Public train transportation is the way to travel into the city if you want to ditch the traffic, read a book or fall asleep behind the wheel. Train commuting is a type of home away from home. The MBTA is not the way to travel if you desire consistently being on time, don’t like crowds or require privacy.

The 6:42 a.m. train was a unique scenario as we boarded the now 7:02 a.m. dark passenger cars in Shirley, MA. There was no battery power, lights or air conditioning. The passengers grumbled as they boarded their unreliable steel pool cars. One man in our boarding line read the riot act to the conductor. Said man was riding the rails to catch a 9:15 flight out of Logan. I think half of us were chuckling at the psychotic traveler; he wouldn’t have made that flight on a good day. He was already cutting it way too close for morning Uber traffic, and airport security checks, even if he did arrive in Boston by 8:00. The conductor told him the best bet was to wait for the next train. There were no guarantees and the crew was already hoping this engine would make it to North Station.

Reassured on every level, I made my way to the top of the double-decker.

We pulled into the next station braking with a jolt. Nobody on the train understood what that had to do with no battery. The Ayer passengers embarked complaining about both the lack of power and the man that ran in front of the train. Evidently, someone had crossed the tracks to get to their platform. When the man realized he dropped something, he ran back in front of the oncoming train to pick it up. Everyone waiting on the platform thought they were going to witness a fatal accident. As they boarded, the train was still dark but their trauma was visible. The situation added more time before we were underway again.

The next stop is right off the interstate, and the largest pick up. About 200 people boarded our moving cave and we were on our slow way again without incident.

We arrived at the next depot with incident. Passengers boarded and then the train stayed on the platform. We weren’t moving again. Everyone hedged their bets to either disembark and reboard the next train or wait it out and hope the situation improved. The experienced group I was sitting with knew better, got off the snail and lined up for the following train that would be pulling in any minute. About 300 people were back on the platform and headed to the crossover when the headlight of the the savior train appeared.

The crowd had words for each other as people tried to hurry in front of the next. Everyone jumbled together trying not to be last. The mayhem was railroad “musical chairs”, knowing not everyone would get a seat.

The rest of the ride was uneventful. We were already an hour behind schedule and so many people were standing up, the cars looked more like a subway. The situation could not possibly get worse but the earlier commuters remained visibly on edge.

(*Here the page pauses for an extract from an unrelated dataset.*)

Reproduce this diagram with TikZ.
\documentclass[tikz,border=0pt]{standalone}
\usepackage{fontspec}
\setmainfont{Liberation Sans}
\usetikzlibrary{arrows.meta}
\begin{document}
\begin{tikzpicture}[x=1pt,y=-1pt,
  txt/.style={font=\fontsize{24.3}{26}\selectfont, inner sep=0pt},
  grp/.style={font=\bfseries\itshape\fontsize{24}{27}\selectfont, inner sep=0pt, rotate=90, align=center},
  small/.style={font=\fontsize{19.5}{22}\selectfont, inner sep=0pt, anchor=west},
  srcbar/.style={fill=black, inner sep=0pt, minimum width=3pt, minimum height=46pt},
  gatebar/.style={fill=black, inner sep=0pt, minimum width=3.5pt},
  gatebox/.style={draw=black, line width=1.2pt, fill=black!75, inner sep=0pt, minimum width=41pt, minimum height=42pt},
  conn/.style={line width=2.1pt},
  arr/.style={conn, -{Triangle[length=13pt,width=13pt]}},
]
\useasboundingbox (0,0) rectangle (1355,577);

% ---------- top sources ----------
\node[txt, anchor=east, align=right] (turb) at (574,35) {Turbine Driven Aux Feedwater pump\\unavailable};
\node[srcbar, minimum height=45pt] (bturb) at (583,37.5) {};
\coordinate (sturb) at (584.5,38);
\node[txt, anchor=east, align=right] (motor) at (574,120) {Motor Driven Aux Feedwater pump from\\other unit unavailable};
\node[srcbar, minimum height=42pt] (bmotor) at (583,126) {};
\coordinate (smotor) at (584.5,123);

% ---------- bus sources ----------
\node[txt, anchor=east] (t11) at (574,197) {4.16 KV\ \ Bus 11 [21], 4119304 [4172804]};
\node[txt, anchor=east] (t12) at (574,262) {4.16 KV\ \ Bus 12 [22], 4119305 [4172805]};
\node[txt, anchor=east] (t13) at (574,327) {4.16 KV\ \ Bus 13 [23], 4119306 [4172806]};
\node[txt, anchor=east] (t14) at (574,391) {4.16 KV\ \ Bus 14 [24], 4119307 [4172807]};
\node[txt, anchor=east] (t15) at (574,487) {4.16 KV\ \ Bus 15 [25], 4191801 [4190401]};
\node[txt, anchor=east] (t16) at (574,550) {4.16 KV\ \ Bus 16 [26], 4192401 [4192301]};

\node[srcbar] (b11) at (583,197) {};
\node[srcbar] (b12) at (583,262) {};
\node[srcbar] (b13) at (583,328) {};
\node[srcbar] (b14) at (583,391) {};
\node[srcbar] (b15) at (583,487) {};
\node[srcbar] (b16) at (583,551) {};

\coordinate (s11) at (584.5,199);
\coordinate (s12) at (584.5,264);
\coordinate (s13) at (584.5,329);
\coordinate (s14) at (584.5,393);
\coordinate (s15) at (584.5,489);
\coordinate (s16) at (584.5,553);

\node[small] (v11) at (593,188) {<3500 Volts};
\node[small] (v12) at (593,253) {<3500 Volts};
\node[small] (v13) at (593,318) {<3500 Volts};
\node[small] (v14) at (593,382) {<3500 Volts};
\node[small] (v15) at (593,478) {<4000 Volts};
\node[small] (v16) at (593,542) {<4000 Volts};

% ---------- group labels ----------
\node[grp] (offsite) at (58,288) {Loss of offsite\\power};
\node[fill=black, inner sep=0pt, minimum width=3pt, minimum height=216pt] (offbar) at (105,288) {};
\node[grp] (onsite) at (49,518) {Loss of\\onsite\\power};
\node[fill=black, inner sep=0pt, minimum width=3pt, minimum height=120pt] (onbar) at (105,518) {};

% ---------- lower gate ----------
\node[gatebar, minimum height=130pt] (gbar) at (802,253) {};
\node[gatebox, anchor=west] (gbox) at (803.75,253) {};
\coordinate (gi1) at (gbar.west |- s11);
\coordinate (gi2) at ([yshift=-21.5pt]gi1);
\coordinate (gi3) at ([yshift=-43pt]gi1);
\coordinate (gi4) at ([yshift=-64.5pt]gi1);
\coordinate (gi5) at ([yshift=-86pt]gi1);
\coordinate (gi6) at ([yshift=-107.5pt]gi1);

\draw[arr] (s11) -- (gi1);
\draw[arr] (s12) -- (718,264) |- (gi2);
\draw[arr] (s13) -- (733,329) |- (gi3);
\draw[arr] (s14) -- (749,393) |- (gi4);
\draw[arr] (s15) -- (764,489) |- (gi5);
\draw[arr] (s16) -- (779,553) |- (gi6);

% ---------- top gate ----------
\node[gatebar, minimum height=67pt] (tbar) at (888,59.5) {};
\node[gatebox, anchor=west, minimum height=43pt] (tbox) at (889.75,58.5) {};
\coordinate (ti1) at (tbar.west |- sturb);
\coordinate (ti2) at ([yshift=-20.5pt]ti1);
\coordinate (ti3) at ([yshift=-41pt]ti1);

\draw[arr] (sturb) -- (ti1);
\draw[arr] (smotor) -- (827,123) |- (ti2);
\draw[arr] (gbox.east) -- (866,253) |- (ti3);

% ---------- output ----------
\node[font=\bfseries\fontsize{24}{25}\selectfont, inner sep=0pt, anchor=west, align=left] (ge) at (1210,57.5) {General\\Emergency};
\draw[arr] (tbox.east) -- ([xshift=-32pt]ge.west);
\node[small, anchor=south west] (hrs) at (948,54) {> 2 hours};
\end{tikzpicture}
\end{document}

This second train would arrive on time, so the last few standing passengers weren’t otherwise effected. They had lights and air conditioning. The commuters just outside the city had it made, they just didn’t know it. One woman, standing next to my seat, couldn’t understand the frenzy.

She remained positive, “The railroad does get us there.”

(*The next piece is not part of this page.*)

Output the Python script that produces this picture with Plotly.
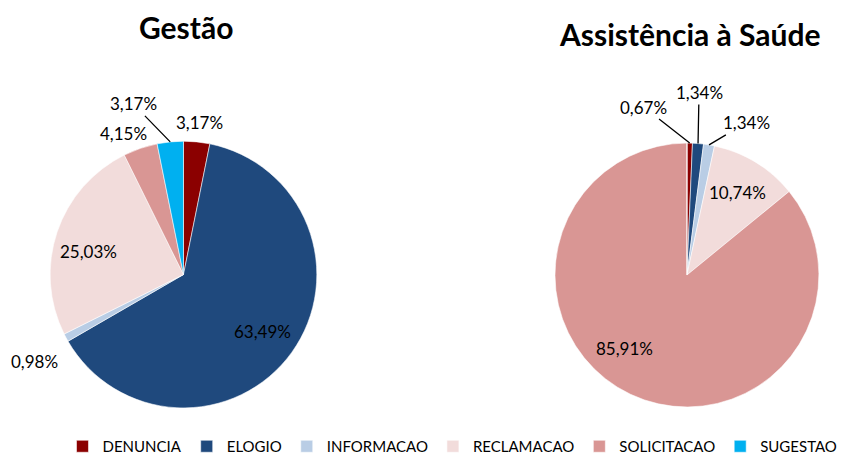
import math
import plotly.graph_objects as go

categories = ["DENUNCIA", "ELOGIO", "INFORMACAO", "RECLAMACAO", "SOLICITACAO", "SUGESTAO"]
gestao_values = [3.17, 63.49, 0.98, 25.03, 4.15, 3.17]
saude_values = [0.67, 1.34, 1.34, 10.74, 85.91, 0.0]
titles = ["Gestão", "Assistência à Saúde"]
colors = ["#8B0000", "#1F497D", "#B9CDE5", "#F2DCDB", "#D99694", "#00B0F0"]

FONT = "Lato, 'Open Sans', sans-serif"
W, H = 856, 463
dom_left = dict(x=[0.0584, 0.3703], y=[0.119, 0.695])
dom_right = dict(x=[0.648, 0.957], y=[0.121, 0.691])

# label placement for small slices: (dx, dy) pixel offset from slice edge, show leader line
small_left = {0: (3, -19, False), 2: (-32, 24, False), 4: (-17, -15, False), 5: (-37, -38, True)}
small_right = {0: (-46, -36, True), 1: (1, -51, True), 2: (37, -22, True)}
# angular nudge (degrees) for inside labels
nudge_left = {3: -5}
nudge_right = {4: 15}


def fmt(v):
    return f"{v:.2f}".replace(".", ",") + "%"


fig = go.Figure()


def add_pie(values, dom, small, nudge, show_legend):
    fig.add_trace(go.Pie(
        labels=categories, values=values, textinfo="none",
        sort=False, direction="clockwise", rotation=0,
        marker=dict(colors=colors, line=dict(width=0.7, color="rgba(255,255,255,0.8)")),
        domain=dom, hoverinfo="label+percent",
        showlegend=show_legend, automargin=False,
    ))
    cx = (dom["x"][0] + dom["x"][1]) / 2
    cy = (dom["y"][0] + dom["y"][1]) / 2
    r_px = min((dom["x"][1] - dom["x"][0]) * W, (dom["y"][1] - dom["y"][0]) * H) / 2
    total = sum(values)
    cum = 0.0
    for i, v in enumerate(values):
        if v <= 0:
            continue
        ang = math.radians((cum + v / 2) / total * 360)
        cum += v
        if i in small:
            dx, dy, line = small[i]
            px = cx + r_px * math.sin(ang) / W
            py = cy + r_px * math.cos(ang) / H
            fig.add_annotation(x=px, y=py, xref="paper", yref="paper", text=fmt(v),
                               showarrow=True, arrowhead=0, arrowwidth=1.3,
                               arrowcolor="#000000" if line else "rgba(0,0,0,0)",
                               ax=dx, ay=dy, font=dict(family=FONT, size=17, color="#000000"))
        else:
            a2 = ang + math.radians(nudge.get(i, 0))
            px = cx + 0.73 * r_px * math.sin(a2) / W
            py = cy + 0.73 * r_px * math.cos(a2) / H
            fig.add_annotation(x=px, y=py, xref="paper", yref="paper", text=fmt(v),
                               showarrow=False, xanchor="center", yanchor="middle",
                               font=dict(family=FONT, size=17, color="#000000"))


add_pie(gestao_values, dom_left, small_left, nudge_left, True)
add_pie(saude_values, dom_right, small_right, nudge_right, False)

fig.add_annotation(text="<b>" + titles[0] + "</b>", x=186 / W, y=1 - 27 / H, xref="paper", yref="paper",
                   xanchor="center", yanchor="middle",
                   showarrow=False, font=dict(family=FONT, size=30, color="#000000"))
fig.add_annotation(text="<b>" + titles[1] + "</b>", x=690 / W, y=1 - 34 / H, xref="paper", yref="paper",
                   xanchor="center", yanchor="middle",
                   showarrow=False, font=dict(family=FONT, size=30, color="#000000"))

fig.update_layout(
    width=W, height=H, margin=dict(l=0, r=0, t=0, b=0),
    paper_bgcolor="white", plot_bgcolor="white",
    legend=dict(orientation="h", x=0.073, xanchor="left", y=0.0, yanchor="bottom",
                font=dict(family=FONT, size=15, color="#000000"), traceorder="normal",
                itemwidth=30),
)

fig.write_html("out.html", config={"displayModeBar": False},
               post_script="document.body.style.margin='0';document.body.style.padding='0';")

“Yes. This is still better than driving in traffic.” another Cambridge passenger agreed.

“Right? A few less seats does not make a difference.” declared the first.

A dangerous remark from someone that had just boarded in Belmont. I was already on the 2nd train, after the first arrived 20 minutes late, and was an hour behind schedule after offloading and reboarding with 300+ of my most intimate friends.

The morning commute included a bigger crowd, no privacy and I was late. Yes, I had avoided traffic and read a large part of my book. But no, I couldn’t fall asleep, even though it was so much like home. There had been a lot of excitement with the lights off.

Betrayed

Late Sunday morning my husband returned from taking his mother out to breakfast. With the day promising 80’s sunshine in mid-September, Richie said he’d be outside. He saw my heart was elsewhere, “I’ll be out in a bit. I’m writing.” He knows me too well, recognized that was an indeterminate amount of time, and took advantage of the situation. When I finally went out on the deck, I felt betrayed by him, her…and a fellow writer:

Semantique

Mon ami en vacances a Paris me connaissant pas un mot de francais.

A son retour, il a proclame avec enthousiasme:

“I learned how to ask where the bathrooms are!”

“Ah. Bon. Ou est la salle de bains?”

No. No! “Ou se trouvent les toilettes?”

D’accord. Je ne pouvais pas discuter avec ca!